## Written exercise
Print the lines from the one that contains "Give me the matplotlib source for this chart." to the one that contains "plt.rcParams['axes.unicode_minus'] = False", inclusive, exactly as they appear, and please drop any pictures.

## Supplied information
—————
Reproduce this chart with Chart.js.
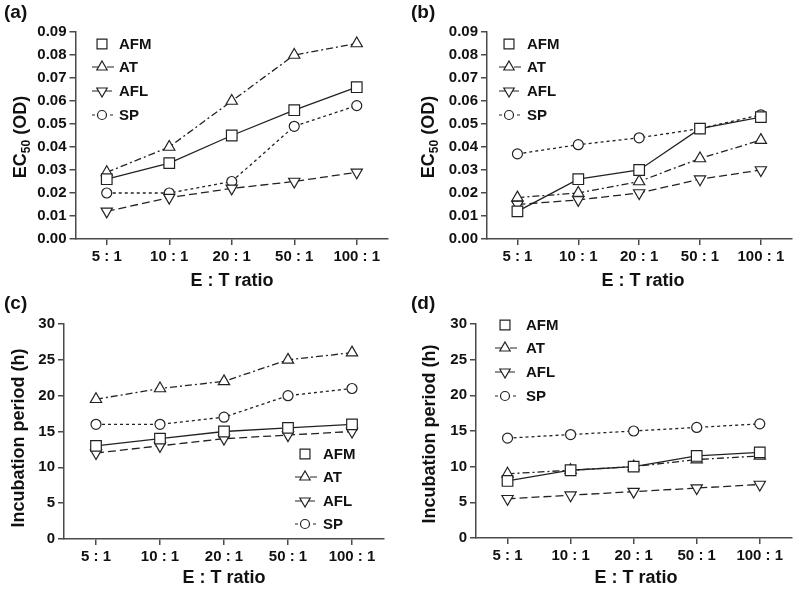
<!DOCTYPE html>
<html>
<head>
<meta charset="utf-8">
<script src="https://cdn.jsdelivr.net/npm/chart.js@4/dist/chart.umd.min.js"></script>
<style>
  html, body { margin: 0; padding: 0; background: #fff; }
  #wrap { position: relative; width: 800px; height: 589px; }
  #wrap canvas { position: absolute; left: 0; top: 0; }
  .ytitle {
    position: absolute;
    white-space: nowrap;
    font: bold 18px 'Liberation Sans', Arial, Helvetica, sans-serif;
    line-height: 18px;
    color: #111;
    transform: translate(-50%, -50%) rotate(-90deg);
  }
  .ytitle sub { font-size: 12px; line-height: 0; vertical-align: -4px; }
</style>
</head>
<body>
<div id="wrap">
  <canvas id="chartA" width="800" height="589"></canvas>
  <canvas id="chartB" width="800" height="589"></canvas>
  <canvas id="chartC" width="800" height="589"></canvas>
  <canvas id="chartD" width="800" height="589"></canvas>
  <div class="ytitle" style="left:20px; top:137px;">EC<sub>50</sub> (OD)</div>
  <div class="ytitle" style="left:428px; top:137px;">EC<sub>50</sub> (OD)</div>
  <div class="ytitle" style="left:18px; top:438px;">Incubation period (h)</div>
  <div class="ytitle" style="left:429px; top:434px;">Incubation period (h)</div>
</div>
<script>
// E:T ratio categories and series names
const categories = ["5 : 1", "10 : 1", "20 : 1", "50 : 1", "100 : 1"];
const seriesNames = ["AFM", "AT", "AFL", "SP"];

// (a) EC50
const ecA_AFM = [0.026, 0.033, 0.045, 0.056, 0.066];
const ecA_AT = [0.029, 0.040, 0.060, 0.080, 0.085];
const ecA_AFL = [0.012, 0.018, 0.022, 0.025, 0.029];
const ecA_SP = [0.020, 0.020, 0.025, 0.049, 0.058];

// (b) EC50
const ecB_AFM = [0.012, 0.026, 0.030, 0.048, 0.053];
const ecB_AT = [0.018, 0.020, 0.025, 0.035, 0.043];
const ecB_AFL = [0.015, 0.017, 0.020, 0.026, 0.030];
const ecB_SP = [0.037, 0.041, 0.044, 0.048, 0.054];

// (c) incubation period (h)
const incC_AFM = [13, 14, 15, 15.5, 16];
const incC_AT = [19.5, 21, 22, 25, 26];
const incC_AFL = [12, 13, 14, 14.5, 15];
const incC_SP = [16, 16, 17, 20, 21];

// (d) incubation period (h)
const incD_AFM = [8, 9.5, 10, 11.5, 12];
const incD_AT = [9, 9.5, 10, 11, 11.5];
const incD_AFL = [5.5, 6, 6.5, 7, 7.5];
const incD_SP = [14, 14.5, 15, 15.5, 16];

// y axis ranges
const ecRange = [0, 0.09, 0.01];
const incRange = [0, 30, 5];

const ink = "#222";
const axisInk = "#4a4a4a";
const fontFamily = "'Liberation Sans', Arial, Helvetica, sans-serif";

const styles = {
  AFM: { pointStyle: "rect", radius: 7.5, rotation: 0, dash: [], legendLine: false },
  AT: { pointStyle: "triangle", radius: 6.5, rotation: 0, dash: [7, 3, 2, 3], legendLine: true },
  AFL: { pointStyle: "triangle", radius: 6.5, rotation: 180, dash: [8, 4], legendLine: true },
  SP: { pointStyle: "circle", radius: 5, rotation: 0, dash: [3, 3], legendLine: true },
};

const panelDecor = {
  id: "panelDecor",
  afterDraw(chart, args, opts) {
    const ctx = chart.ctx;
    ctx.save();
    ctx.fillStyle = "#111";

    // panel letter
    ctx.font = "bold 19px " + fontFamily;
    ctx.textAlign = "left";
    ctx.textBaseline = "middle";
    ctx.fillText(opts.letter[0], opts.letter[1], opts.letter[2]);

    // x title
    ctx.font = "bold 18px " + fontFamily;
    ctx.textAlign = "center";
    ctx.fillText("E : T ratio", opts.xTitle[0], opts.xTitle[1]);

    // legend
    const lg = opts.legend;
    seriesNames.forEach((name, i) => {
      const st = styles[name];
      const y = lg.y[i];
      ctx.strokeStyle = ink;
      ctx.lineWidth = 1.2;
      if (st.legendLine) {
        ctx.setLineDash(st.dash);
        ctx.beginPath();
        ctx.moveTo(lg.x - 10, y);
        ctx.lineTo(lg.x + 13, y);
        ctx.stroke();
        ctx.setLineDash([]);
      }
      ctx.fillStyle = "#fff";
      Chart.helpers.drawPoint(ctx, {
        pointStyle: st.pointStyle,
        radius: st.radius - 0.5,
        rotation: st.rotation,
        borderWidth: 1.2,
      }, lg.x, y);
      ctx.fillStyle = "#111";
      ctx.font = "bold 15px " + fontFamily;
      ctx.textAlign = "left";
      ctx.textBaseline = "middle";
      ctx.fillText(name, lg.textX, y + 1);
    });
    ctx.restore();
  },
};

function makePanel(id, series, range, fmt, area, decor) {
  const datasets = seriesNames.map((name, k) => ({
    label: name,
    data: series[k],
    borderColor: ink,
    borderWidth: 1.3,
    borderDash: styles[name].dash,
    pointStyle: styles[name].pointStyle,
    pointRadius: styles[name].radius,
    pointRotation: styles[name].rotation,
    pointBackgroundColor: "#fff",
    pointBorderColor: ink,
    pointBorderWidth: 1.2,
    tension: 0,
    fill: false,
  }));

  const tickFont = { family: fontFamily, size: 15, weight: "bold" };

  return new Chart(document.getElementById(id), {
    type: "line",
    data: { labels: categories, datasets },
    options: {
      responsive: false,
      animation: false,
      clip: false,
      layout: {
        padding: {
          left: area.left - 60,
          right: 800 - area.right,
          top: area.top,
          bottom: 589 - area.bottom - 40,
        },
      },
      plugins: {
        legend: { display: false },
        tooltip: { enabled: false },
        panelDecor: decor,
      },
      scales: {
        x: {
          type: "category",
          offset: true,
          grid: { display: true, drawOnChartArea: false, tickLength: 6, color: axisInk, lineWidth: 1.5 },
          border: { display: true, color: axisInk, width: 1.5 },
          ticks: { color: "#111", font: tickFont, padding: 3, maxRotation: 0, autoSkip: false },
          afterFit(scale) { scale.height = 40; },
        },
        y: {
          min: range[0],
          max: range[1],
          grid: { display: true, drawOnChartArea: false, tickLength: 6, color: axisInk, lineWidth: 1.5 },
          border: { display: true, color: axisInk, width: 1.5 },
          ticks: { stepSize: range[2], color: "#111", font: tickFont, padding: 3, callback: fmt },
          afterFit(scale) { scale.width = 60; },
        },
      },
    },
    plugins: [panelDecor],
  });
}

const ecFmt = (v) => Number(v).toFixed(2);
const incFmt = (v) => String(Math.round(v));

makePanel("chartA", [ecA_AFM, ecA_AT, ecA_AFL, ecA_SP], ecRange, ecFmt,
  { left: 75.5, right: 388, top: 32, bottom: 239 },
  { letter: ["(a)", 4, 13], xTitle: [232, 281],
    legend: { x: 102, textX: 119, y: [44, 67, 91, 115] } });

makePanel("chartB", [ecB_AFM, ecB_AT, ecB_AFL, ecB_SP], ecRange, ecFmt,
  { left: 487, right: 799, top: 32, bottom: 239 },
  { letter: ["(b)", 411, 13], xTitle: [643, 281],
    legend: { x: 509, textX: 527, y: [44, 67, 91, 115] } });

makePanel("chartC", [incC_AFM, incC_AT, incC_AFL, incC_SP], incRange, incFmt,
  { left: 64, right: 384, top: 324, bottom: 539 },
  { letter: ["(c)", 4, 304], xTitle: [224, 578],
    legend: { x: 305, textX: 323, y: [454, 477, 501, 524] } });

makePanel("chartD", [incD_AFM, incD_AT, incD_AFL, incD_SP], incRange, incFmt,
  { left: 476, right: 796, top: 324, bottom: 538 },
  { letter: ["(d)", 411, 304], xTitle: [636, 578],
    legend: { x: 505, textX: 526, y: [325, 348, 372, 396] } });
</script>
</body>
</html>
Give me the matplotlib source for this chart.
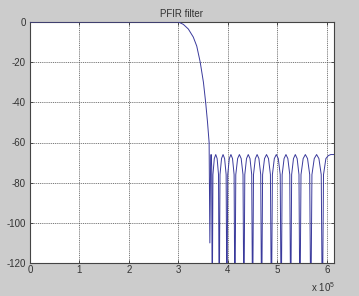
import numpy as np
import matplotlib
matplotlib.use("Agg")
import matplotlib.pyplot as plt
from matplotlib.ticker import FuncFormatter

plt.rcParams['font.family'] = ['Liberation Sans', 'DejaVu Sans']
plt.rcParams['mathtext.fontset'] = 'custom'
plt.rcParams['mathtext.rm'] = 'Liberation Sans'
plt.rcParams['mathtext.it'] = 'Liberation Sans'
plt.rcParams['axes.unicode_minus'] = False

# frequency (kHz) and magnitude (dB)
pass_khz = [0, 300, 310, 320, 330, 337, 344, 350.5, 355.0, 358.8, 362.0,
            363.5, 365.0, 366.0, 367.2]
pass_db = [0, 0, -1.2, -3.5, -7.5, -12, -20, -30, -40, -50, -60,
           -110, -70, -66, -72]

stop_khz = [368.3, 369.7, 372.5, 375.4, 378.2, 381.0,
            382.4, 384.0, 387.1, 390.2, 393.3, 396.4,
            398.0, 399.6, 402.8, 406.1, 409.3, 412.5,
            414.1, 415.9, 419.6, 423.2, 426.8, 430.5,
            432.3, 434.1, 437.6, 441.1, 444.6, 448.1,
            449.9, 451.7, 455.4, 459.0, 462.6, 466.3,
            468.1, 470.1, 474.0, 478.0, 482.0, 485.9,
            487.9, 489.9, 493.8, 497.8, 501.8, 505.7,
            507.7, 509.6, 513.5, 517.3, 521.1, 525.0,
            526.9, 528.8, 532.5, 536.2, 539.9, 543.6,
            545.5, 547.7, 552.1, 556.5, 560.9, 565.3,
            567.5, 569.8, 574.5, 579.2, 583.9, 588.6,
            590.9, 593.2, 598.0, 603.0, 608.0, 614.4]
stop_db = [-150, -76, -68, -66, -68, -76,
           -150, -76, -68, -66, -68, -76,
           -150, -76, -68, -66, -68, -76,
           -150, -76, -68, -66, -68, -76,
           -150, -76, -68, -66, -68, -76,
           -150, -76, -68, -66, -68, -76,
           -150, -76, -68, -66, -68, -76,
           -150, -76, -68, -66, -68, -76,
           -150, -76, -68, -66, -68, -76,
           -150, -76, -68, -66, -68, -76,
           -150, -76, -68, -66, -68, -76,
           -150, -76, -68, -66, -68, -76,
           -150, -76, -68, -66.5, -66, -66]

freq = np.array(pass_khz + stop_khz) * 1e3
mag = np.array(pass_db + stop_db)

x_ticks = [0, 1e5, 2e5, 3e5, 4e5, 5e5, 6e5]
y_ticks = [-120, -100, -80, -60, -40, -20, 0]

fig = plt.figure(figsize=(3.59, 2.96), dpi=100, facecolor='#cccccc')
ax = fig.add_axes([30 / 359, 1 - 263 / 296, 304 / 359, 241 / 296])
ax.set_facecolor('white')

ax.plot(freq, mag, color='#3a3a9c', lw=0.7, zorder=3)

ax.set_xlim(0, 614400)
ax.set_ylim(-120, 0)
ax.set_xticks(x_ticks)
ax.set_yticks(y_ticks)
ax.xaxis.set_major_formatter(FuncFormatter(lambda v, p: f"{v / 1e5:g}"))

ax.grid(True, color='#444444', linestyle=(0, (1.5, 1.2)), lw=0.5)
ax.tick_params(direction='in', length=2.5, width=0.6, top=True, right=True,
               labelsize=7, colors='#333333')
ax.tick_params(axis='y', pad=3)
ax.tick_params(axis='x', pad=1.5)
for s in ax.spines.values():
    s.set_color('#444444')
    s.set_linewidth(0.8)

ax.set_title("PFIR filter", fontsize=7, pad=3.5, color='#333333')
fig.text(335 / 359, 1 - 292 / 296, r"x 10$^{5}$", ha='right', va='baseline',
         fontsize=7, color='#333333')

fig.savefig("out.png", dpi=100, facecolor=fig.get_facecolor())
—————
## In response
Give me the matplotlib source for this chart.
import numpy as np
import matplotlib
matplotlib.use("Agg")
import matplotlib.pyplot as plt
from matplotlib.ticker import FuncFormatter

plt.rcParams['font.family'] = ['Liberation Sans', 'DejaVu Sans']
plt.rcParams['mathtext.fontset'] = 'custom'
plt.rcParams['mathtext.rm'] = 'Liberation Sans'
plt.rcParams['mathtext.it'] = 'Liberation Sans'
plt.rcParams['axes.unicode_minus'] = False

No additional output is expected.